• **DO THIS**
Copy everything in the listing below word for word, apart from any images.
-=-=-=-=-
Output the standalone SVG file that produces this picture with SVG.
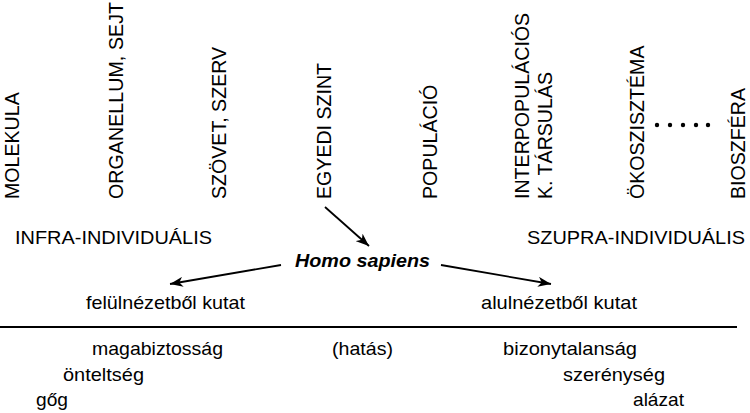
<svg xmlns="http://www.w3.org/2000/svg" width="750" height="413" viewBox="0 0 750 413">
<style>
text{font-family:"Liberation Sans",Arial,sans-serif;fill:#000;}
.v{font-size:19.6px;}
.h{font-size:19px;}
.hs{font-size:19px;font-weight:bold;font-style:italic;}
.con{stroke:#000;stroke-width:1.8;fill:none;}
</style>
<defs>
<marker id="ah" viewBox="0 0 13 10" refX="13" refY="5" markerUnits="userSpaceOnUse" markerWidth="13" markerHeight="10" orient="auto">
<path d="M0,0 L13,5 L0,10 L3.5,5 Z" fill="#000"/>
</marker>
</defs>
<rect width="750" height="413" fill="#fff"/>
<g id="molekula"><text class="v" transform="translate(18.5,199) rotate(-90)">MOLEKULA</text></g>
<g id="organellum"><text class="v" transform="translate(123,199) rotate(-90)" textLength="197">ORGANELLUM, SEJT</text></g>
<g id="szovet"><text class="v" transform="translate(226,199) rotate(-90)">SZÖVET, SZERV</text></g>
<g id="egyedi"><text class="v" transform="translate(331,199) rotate(-90)">EGYEDI SZINT</text></g>
<g id="populacio"><text class="v" transform="translate(437,199) rotate(-90)">POPULÁCIÓ</text></g>
<g id="interpop"><text class="v" transform="translate(529,199) rotate(-90)">INTERPOPULÁCIÓS</text><text class="v" transform="translate(552,199) rotate(-90)">K. TÁRSULÁS</text></g>
<g id="okoszisztema"><text class="v" transform="translate(644,199) rotate(-90)">ÖKOSZISZTÉMA</text></g>
<g id="dots" fill="#000"><circle cx="657" cy="125" r="2.2"/><circle cx="670" cy="125" r="2.2"/><circle cx="683" cy="125" r="2.2"/><circle cx="696" cy="125" r="2.2"/><circle cx="708" cy="125" r="2.2"/></g>
<g id="bioszfera"><text class="v" transform="translate(745,199) rotate(-90)">BIOSZFÉRA</text></g>
<g id="infra"><text class="h" x="15" y="243.5" textLength="197" lengthAdjust="spacingAndGlyphs">INFRA-INDIVIDUÁLIS</text></g>
<g id="szupra"><text class="h" x="527" y="243.5" textLength="218" lengthAdjust="spacingAndGlyphs">SZUPRA-INDIVIDUÁLIS</text></g>
<g id="homo"><text class="hs" x="295" y="266.5" textLength="135" lengthAdjust="spacingAndGlyphs">Homo sapiens</text></g>
<g id="felul"><text class="h" x="86" y="309" textLength="159" lengthAdjust="spacingAndGlyphs">felülnézetből kutat</text></g>
<g id="alul"><text class="h" x="481" y="309" textLength="156" lengthAdjust="spacingAndGlyphs">alulnézetből kutat</text></g>
<g id="divider"><line x1="0" y1="327" x2="737" y2="327" stroke="#000" stroke-width="2"/></g>
<g id="magabiztossag"><text class="h" x="92" y="355" textLength="131" lengthAdjust="spacingAndGlyphs">magabiztosság</text></g>
<g id="hatas"><text class="h" x="332" y="355" textLength="61" lengthAdjust="spacingAndGlyphs">(hatás)</text></g>
<g id="bizonytalansag"><text class="h" x="503" y="355" textLength="134" lengthAdjust="spacingAndGlyphs">bizonytalanság</text></g>
<g id="onteltseg"><text class="h" x="63" y="381" textLength="81" lengthAdjust="spacingAndGlyphs">önteltség</text></g>
<g id="szerenyseg"><text class="h" x="563" y="381" textLength="102" lengthAdjust="spacingAndGlyphs">szerénység</text></g>
<g id="gog"><text class="h" x="36" y="406" textLength="32" lengthAdjust="spacingAndGlyphs">gőg</text></g>
<g id="alazat"><text class="h" x="633" y="406" textLength="51" lengthAdjust="spacingAndGlyphs">alázat</text></g>
<g id="connectors">
<line class="con" x1="325" y1="207" x2="369" y2="246" marker-end="url(#ah)"/>
<line class="con" x1="281" y1="265" x2="170" y2="284" marker-end="url(#ah)"/>
<line class="con" x1="441" y1="265" x2="551" y2="284" marker-end="url(#ah)"/>
</g>
</svg>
-=-=-=-=-
• **OUTPUT BELOW**
Output the standalone SVG file that produces this picture with SVG.
<svg xmlns="http://www.w3.org/2000/svg" width="750" height="413" viewBox="0 0 750 413">
<style>
text{font-family:"Liberation Sans",Arial,sans-serif;fill:#000;}
.v{font-size:19.6px;}
.h{font-size:19px;}
.hs{font-size:19px;font-weight:bold;font-style:italic;}
.con{stroke:#000;stroke-width:1.8;fill:none;}
</style>
<defs>
<marker id="ah" viewBox="0 0 13 10" refX="13" refY="5" markerUnits="userSpaceOnUse" markerWidth="13" markerHeight="10" orient="auto">
<path d="M0,0 L13,5 L0,10 L3.5,5 Z" fill="#000"/>
</marker>
</defs>
<rect width="750" height="413" fill="#fff"/>
<g id="molekula"><text class="v" transform="translate(18.5,199) rotate(-90)">MOLEKULA</text></g>
<g id="organellum"><text class="v" transform="translate(123,199) rotate(-90)" textLength="197">ORGANELLUM, SEJT</text></g>
<g id="szovet"><text class="v" transform="translate(226,199) rotate(-90)">SZÖVET, SZERV</text></g>
<g id="egyedi"><text class="v" transform="translate(331,199) rotate(-90)">EGYEDI SZINT</text></g>
<g id="populacio"><text class="v" transform="translate(437,199) rotate(-90)">POPULÁCIÓ</text></g>
<g id="interpop"><text class="v" transform="translate(529,199) rotate(-90)">INTERPOPULÁCIÓS</text><text class="v" transform="translate(552,199) rotate(-90)">K. TÁRSULÁS</text></g>
<g id="okoszisztema"><text class="v" transform="translate(644,199) rotate(-90)">ÖKOSZISZTÉMA</text></g>
<g id="dots" fill="#000"><circle cx="657" cy="125" r="2.2"/><circle cx="670" cy="125" r="2.2"/><circle cx="683" cy="125" r="2.2"/><circle cx="696" cy="125" r="2.2"/><circle cx="708" cy="125" r="2.2"/></g>
<g id="bioszfera"><text class="v" transform="translate(745,199) rotate(-90)">BIOSZFÉRA</text></g>
<g id="infra"><text class="h" x="15" y="243.5" textLength="197" lengthAdjust="spacingAndGlyphs">INFRA-INDIVIDUÁLIS</text></g>
<g id="szupra"><text class="h" x="527" y="243.5" textLength="218" lengthAdjust="spacingAndGlyphs">SZUPRA-INDIVIDUÁLIS</text></g>
<g id="homo"><text class="hs" x="295" y="266.5" textLength="135" lengthAdjust="spacingAndGlyphs">Homo sapiens</text></g>
<g id="felul"><text class="h" x="86" y="309" textLength="159" lengthAdjust="spacingAndGlyphs">felülnézetből kutat</text></g>
<g id="alul"><text class="h" x="481" y="309" textLength="156" lengthAdjust="spacingAndGlyphs">alulnézetből kutat</text></g>
<g id="divider"><line x1="0" y1="327" x2="737" y2="327" stroke="#000" stroke-width="2"/></g>
<g id="magabiztossag"><text class="h" x="92" y="355" textLength="131" lengthAdjust="spacingAndGlyphs">magabiztosság</text></g>
<g id="hatas"><text class="h" x="332" y="355" textLength="61" lengthAdjust="spacingAndGlyphs">(hatás)</text></g>
<g id="bizonytalansag"><text class="h" x="503" y="355" textLength="134" lengthAdjust="spacingAndGlyphs">bizonytalanság</text></g>
<g id="onteltseg"><text class="h" x="63" y="381" textLength="81" lengthAdjust="spacingAndGlyphs">önteltség</text></g>
<g id="szerenyseg"><text class="h" x="563" y="381" textLength="102" lengthAdjust="spacingAndGlyphs">szerénység</text></g>
<g id="gog"><text class="h" x="36" y="406" textLength="32" lengthAdjust="spacingAndGlyphs">gőg</text></g>
<g id="alazat"><text class="h" x="633" y="406" textLength="51" lengthAdjust="spacingAndGlyphs">alázat</text></g>
<g id="connectors">
<line class="con" x1="325" y1="207" x2="369" y2="246" marker-end="url(#ah)"/>
<line class="con" x1="281" y1="265" x2="170" y2="284" marker-end="url(#ah)"/>
<line class="con" x1="441" y1="265" x2="551" y2="284" marker-end="url(#ah)"/>
</g>
</svg>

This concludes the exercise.